Analysts reckon that the low compliance levels could be the product of depressed corporate earnings and firms inflating their costs to report losses in the quest to cheat the taxman and hence fail to pay duty.

Payment compliance for corporation tax was the lowest followed by domestic value added tax (VAT) at 23.3 percent, taxpayers with payroll obligations (36.6 percent), while those with domestic excise duty obligations such as alcohol and cigarette makers had the highest compliance of 79.4 percent.

Resident companies pay 30 percent on their annual income corporate income, paid quarterly, while the rate for foreign firms with operations in Kenya is 37.5 percent.

Francis Kamau, lead tax partner at audit and consultancy EY East Africa said the falling tax compliance levels is reflective of depressed corporate earnings in the last three years.

Companies paying taxes more than halved in the year to June compared to the same period a year earlier

“The KRA data actually reflects the situation on ground. Companies have been experiencing depressed earnings in the last two and a half years,” Mr Kamau said.

“Most of them, especially those listed on Nairobi Securities Exchange, have reported reduced profit, some are in losses while others are on verge of collapsing.”

Freeze new investments

The Kenya Private Sector Alliance (Kepsa) said earlier in the year Kenyan firms are yet to recover from a generally “tough economic environment” that started in late 2016 with a biting drought and legal caps on loan charges which hurt access to credit.

The umbrella body for businesses indicated some of the businesses have been forced freeze new investments and hiring to remain profitable.

Such cost-cutting measures, Kepsa’s head of head of policy research analysis and public-private dialogue Victor Ogalo said, are temporary and could not be sustained for years.

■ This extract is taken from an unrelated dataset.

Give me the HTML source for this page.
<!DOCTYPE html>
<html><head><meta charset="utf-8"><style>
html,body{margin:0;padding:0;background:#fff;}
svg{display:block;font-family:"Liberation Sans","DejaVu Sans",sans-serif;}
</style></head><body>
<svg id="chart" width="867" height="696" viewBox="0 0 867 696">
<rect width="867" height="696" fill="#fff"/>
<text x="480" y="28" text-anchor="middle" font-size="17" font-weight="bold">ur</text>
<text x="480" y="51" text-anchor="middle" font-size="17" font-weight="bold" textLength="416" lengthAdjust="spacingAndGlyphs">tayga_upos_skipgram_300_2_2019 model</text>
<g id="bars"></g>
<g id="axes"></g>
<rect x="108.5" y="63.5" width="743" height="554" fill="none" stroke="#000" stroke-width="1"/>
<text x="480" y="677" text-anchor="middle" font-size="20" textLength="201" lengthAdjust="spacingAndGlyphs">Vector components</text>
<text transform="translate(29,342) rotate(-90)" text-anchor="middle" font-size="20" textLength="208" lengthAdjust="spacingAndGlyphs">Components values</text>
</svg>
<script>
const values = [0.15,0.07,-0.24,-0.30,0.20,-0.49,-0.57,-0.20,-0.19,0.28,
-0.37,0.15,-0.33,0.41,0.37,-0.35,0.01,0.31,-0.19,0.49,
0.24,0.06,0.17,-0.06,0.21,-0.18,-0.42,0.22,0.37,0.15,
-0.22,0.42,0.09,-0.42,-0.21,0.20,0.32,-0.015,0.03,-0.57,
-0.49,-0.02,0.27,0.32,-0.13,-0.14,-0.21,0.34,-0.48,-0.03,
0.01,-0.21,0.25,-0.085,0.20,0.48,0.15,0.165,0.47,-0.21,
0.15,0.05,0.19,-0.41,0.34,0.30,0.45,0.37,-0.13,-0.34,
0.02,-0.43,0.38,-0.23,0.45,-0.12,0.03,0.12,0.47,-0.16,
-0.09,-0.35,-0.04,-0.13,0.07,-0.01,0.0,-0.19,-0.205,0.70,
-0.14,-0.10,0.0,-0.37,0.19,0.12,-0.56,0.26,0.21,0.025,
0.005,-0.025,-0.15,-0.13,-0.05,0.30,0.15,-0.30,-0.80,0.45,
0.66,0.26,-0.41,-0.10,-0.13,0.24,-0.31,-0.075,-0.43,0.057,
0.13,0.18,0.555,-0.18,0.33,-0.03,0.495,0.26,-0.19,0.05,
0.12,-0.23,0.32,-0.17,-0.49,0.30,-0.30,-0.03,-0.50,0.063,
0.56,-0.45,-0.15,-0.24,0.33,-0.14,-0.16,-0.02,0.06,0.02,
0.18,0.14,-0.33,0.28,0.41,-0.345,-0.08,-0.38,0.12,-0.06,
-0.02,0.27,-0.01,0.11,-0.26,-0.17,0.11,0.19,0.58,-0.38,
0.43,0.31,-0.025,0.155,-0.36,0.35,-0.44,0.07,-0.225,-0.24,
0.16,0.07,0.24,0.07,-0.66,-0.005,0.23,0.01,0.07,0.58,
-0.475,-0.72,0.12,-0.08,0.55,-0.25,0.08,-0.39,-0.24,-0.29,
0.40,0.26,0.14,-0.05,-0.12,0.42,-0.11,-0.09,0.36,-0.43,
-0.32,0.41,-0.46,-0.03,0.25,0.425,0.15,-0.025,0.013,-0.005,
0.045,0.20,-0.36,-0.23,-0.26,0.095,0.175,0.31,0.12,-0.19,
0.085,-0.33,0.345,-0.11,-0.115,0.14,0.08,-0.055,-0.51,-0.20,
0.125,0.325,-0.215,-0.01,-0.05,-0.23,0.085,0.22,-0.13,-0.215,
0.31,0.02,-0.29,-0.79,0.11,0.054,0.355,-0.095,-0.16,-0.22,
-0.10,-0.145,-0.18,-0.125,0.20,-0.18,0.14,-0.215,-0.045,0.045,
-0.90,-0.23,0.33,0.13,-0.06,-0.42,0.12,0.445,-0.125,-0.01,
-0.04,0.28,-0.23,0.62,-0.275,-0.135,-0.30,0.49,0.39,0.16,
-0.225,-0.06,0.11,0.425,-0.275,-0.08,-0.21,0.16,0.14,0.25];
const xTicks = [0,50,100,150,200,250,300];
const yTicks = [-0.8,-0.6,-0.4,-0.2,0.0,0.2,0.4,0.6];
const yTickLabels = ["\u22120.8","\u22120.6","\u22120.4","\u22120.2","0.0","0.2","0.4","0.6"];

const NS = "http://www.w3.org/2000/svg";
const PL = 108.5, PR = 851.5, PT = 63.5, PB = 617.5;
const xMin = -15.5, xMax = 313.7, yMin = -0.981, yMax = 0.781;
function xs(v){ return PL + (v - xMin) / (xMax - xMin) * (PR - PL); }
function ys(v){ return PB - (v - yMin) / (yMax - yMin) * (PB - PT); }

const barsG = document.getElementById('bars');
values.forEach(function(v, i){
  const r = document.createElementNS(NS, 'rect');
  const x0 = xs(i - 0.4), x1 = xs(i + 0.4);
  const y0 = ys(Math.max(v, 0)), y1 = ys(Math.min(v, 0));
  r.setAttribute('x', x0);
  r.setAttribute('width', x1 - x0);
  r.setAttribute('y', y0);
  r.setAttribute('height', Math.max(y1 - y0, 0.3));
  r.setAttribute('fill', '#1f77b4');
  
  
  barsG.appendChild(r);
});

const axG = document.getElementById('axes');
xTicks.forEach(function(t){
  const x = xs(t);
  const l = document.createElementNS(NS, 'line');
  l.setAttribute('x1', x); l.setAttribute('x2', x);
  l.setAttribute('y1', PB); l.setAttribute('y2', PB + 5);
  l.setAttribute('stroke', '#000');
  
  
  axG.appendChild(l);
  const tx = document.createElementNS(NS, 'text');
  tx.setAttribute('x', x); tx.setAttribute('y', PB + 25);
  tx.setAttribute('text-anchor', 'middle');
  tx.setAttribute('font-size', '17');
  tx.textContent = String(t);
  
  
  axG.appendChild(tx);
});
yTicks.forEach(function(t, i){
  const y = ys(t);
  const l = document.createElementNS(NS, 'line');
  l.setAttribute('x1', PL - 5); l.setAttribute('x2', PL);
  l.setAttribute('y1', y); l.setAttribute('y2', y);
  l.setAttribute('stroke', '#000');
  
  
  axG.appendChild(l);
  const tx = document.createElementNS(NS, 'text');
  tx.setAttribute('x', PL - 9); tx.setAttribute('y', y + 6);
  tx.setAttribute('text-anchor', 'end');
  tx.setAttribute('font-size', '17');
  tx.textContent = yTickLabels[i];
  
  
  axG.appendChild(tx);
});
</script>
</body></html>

“Normally, companies try to cushion their employees during hard economic times albeit in the short-term,” Kepsa’s head of head of policy research analysis and public-private dialogue Victor Ogalo said in an earlier interview.

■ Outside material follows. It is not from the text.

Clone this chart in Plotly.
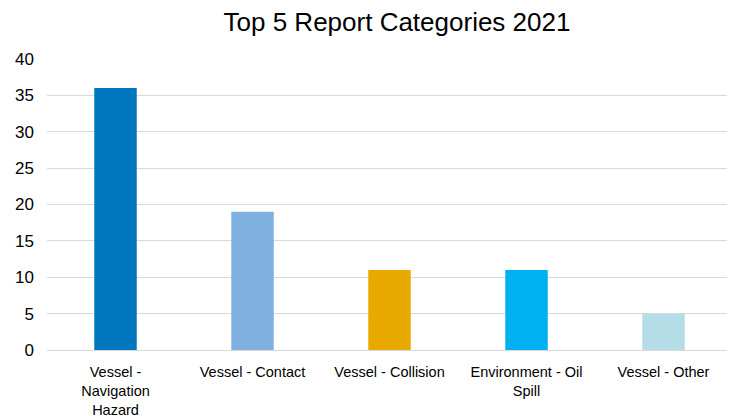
import plotly.graph_objects as go

categories = ["Vessel -<br>Navigation<br>Hazard", "Vessel - Contact", "Vessel - Collision",
              "Environment - Oil<br>Spill", "Vessel - Other"]
values = [36, 19, 11, 11, 5]
colors = ["#0077BE", "#7EB1DF", "#E8AA00", "#00B0F0", "#B5DDE8"]

fig = go.Figure(go.Bar(x=categories, y=values, marker=dict(color=colors, line=dict(width=0)),
                       width=0.31))

# page body has an 8px margin; figure sized to fill the 735x416 window
fig.update_layout(
    width=727, height=408,
    margin=dict(l=39, r=3, t=51, b=66),
    paper_bgcolor="white", plot_bgcolor="white",
    font=dict(family="Liberation Sans, Arial, sans-serif", size=14, color="#000000"),
    title=dict(text="Top 5 Report Categories 2021", x=389/727, xanchor="center",
               y=1 - 14/408, yanchor="middle", font=dict(size=26, color="#000000")),
    showlegend=False,
)
fig.update_xaxes(showline=True, linecolor="#D9D9D9", linewidth=1, showgrid=False,
                 ticks="", ticklabelstandoff=9, automargin=False,
                 tickfont=dict(size=14.5))
fig.update_yaxes(range=[0, 40], dtick=5, showgrid=True, gridcolor="#D9D9D9", gridwidth=1,
                 zeroline=False, showline=False, ticks="", ticklabelstandoff=12, automargin=False,
                 tickfont=dict(size=17))

fig.write_html("out.html")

“However if the situation persists, they are forced to make the hard decisions including downsizing, restructuring of operations, job cuts, suspending some projects, or closure and relocation. This is the risk we are staring at as a country.”

Kepsa has listed persistent high power costs for large factories, increased tax and levies burden and extended logistical challenges in clearing and moving cargo along the Mombasa-Nairobi standard gauge railway as some of the challenges keeping cost of doing business high.

Others are prolonged delays by national and county government in remitting payments for goods and services supplied by private firms, continued influx of cheap illicit imports into the country and a slowdown in orders from Kenya’s East African Community partners partly due to trade barriers.

“For investors seeking to invest in the country, this negative investment environment scares them away, denying even more Kenyans potential new jobs,” Mr Ogalo said.